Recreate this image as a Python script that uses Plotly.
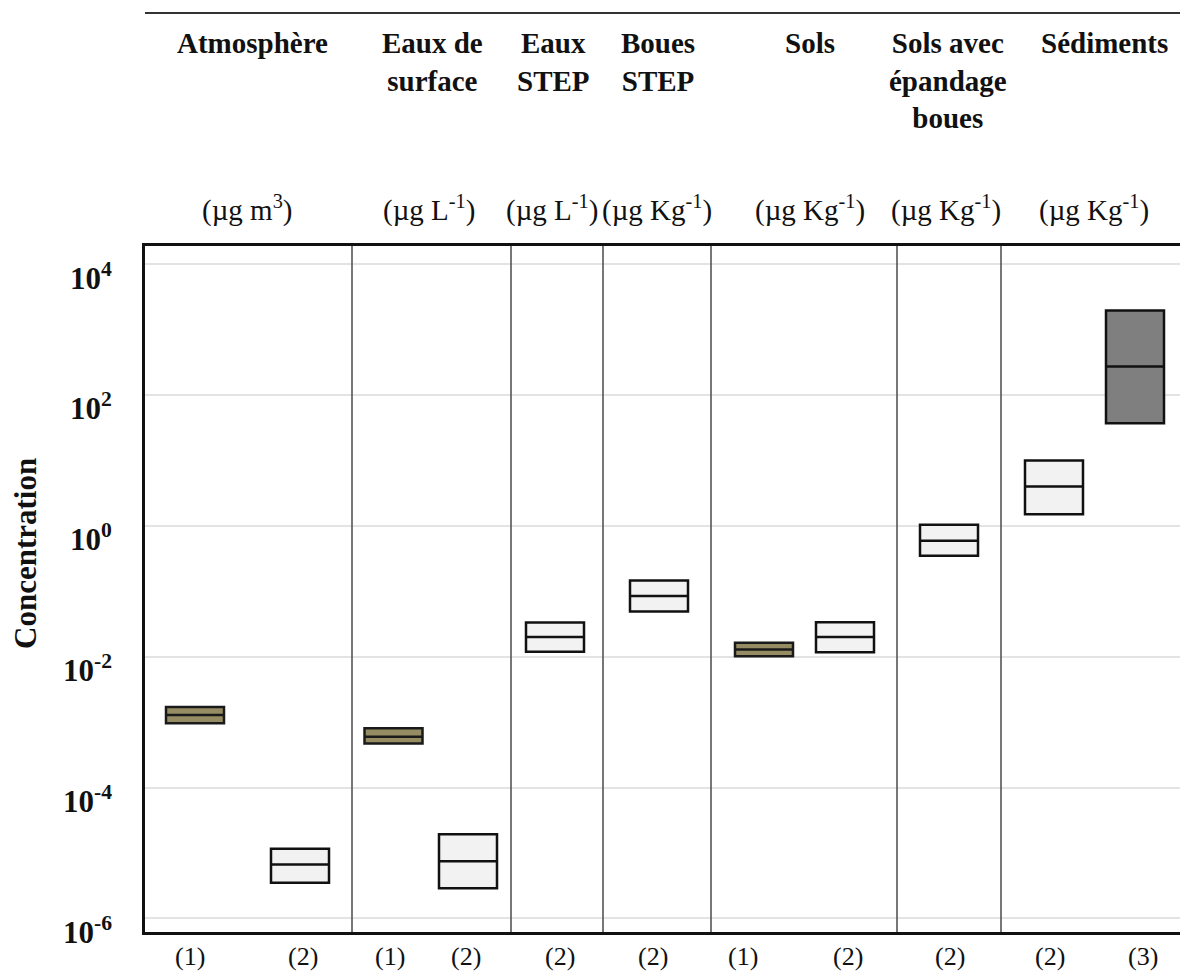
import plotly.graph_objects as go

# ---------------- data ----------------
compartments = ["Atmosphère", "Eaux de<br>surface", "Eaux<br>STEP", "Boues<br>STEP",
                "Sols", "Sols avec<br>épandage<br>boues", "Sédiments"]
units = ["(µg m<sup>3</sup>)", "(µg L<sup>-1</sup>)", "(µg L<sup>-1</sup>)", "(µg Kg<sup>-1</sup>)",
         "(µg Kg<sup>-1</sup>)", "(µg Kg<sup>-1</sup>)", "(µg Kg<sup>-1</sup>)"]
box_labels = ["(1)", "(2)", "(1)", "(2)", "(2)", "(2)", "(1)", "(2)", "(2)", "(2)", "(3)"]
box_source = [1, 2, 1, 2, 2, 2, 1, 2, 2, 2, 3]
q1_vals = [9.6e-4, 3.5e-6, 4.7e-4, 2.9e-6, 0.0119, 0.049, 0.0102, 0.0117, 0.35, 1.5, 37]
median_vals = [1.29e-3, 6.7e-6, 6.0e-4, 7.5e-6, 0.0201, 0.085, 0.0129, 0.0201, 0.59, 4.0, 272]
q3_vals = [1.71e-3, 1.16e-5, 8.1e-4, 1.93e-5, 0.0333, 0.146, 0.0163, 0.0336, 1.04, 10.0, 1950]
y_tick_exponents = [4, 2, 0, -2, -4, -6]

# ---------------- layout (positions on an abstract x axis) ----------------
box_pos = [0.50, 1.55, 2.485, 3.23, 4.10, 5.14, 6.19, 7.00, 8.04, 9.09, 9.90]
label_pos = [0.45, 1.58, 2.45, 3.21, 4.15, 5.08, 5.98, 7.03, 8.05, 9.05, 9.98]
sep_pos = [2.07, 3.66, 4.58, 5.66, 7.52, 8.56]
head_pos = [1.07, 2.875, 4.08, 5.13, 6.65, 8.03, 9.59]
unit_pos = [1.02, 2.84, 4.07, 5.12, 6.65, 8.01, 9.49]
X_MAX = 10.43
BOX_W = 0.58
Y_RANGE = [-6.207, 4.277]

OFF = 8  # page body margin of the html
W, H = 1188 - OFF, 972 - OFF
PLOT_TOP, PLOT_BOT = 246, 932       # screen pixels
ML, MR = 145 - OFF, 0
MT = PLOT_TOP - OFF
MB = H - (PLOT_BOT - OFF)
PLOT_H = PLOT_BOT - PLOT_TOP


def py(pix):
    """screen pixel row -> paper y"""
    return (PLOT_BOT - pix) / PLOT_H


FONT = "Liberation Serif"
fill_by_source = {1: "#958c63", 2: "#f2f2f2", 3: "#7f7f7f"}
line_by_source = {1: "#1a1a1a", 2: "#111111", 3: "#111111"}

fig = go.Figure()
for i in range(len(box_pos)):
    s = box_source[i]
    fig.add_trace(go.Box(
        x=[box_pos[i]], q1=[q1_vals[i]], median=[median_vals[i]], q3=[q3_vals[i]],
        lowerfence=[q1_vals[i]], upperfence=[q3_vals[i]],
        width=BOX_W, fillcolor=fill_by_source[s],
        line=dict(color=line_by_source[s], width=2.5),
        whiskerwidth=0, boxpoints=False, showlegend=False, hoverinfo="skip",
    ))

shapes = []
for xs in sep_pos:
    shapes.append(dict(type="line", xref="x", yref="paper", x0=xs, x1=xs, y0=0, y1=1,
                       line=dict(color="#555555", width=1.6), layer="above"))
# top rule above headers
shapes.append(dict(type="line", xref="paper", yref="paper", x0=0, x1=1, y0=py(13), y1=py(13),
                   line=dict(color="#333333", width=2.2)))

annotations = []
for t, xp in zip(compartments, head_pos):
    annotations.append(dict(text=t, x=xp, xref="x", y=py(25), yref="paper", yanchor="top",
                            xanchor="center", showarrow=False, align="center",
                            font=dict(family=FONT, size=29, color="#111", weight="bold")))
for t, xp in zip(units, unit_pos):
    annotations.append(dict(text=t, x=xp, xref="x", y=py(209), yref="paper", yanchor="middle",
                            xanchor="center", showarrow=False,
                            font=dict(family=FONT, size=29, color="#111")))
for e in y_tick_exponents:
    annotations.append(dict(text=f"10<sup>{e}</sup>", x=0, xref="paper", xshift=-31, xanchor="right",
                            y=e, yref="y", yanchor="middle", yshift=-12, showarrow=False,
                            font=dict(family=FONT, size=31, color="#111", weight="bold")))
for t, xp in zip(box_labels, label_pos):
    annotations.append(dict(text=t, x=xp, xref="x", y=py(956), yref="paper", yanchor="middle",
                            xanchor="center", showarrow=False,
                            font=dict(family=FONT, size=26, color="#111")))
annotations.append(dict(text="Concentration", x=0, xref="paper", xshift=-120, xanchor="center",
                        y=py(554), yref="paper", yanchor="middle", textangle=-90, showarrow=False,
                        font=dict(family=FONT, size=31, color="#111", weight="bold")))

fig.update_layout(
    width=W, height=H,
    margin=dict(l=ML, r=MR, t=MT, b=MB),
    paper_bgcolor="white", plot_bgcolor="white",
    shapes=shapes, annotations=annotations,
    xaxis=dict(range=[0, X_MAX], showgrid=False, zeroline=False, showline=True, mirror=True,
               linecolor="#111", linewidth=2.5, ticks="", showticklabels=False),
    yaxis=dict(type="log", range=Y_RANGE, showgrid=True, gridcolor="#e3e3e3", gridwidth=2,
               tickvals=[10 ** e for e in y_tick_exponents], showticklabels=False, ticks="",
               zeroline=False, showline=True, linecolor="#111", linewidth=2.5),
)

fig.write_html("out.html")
- - - - - - -
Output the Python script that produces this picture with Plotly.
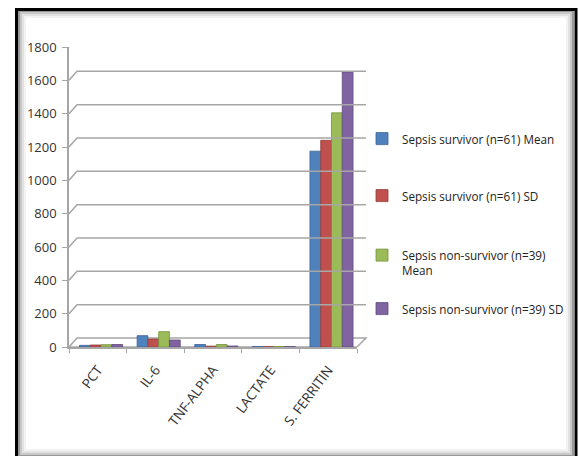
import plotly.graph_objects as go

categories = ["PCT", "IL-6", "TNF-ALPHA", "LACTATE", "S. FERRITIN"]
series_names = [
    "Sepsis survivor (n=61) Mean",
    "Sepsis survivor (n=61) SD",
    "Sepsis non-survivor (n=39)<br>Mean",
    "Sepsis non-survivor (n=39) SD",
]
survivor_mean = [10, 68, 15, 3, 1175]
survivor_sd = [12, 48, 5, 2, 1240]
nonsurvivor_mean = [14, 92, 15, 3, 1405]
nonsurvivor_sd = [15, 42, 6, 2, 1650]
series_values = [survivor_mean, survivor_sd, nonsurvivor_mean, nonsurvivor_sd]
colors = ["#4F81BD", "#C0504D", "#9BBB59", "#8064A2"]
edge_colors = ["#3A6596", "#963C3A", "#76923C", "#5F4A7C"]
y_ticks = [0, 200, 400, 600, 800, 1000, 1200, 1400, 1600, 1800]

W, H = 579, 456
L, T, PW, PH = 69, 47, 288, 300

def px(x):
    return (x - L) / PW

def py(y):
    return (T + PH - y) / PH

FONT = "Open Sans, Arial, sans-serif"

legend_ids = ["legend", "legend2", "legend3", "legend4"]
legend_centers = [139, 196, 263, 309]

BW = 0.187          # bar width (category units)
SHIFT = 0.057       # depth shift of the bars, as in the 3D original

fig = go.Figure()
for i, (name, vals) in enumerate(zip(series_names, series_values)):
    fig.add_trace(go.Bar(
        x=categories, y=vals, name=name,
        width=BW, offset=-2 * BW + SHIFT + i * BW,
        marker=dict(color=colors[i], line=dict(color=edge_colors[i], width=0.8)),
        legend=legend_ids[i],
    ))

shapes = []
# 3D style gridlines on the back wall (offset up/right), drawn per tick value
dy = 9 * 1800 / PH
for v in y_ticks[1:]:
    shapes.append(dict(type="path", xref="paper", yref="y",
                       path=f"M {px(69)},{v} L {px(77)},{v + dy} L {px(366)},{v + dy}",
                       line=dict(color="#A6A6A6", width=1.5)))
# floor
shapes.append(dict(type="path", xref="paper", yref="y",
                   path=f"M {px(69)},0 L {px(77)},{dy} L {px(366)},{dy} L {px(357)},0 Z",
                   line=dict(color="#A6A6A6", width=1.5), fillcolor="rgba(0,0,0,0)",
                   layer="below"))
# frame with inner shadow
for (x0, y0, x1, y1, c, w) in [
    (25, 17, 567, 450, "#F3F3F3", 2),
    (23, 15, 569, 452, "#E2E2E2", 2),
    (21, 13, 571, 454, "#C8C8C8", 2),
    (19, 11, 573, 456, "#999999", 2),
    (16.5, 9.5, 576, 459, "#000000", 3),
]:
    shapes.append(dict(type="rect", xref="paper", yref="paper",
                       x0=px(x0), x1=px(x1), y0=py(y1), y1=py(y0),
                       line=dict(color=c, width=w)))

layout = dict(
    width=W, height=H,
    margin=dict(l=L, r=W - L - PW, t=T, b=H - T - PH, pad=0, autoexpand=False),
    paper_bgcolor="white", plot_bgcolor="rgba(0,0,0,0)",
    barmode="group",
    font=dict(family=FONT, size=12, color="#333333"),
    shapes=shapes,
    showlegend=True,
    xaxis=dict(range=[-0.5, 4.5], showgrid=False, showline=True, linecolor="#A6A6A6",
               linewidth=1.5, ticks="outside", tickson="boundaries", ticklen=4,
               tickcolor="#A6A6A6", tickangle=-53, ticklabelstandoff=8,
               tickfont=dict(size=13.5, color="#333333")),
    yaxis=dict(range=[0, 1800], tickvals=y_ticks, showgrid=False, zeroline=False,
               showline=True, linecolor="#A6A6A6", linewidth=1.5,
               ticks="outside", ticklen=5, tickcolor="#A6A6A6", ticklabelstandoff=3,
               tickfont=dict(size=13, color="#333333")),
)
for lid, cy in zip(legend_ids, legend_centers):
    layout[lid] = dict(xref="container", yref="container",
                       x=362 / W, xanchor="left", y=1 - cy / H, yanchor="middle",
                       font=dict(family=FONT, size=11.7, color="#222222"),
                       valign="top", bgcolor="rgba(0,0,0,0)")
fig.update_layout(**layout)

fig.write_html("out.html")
- - - - - - -
### [WRITTEN INSTRUCTION]
Copy exactly the stretch of lines that starts at the line holding "Output the Python" and ends at the line holding "return (T + PH - y) / PH". Drop the pictures.

### [FULL OUTPUT]
Output the Python script that produces this picture with Plotly.
import plotly.graph_objects as go

categories = ["PCT", "IL-6", "TNF-ALPHA", "LACTATE", "S. FERRITIN"]
series_names = [
    "Sepsis survivor (n=61) Mean",
    "Sepsis survivor (n=61) SD",
    "Sepsis non-survivor (n=39)<br>Mean",
    "Sepsis non-survivor (n=39) SD",
]
survivor_mean = [10, 68, 15, 3, 1175]
survivor_sd = [12, 48, 5, 2, 1240]
nonsurvivor_mean = [14, 92, 15, 3, 1405]
nonsurvivor_sd = [15, 42, 6, 2, 1650]
series_values = [survivor_mean, survivor_sd, nonsurvivor_mean, nonsurvivor_sd]
colors = ["#4F81BD", "#C0504D", "#9BBB59", "#8064A2"]
edge_colors = ["#3A6596", "#963C3A", "#76923C", "#5F4A7C"]
y_ticks = [0, 200, 400, 600, 800, 1000, 1200, 1400, 1600, 1800]

W, H = 579, 456
L, T, PW, PH = 69, 47, 288, 300

def px(x):
    return (x - L) / PW

def py(y):
    return (T + PH - y) / PH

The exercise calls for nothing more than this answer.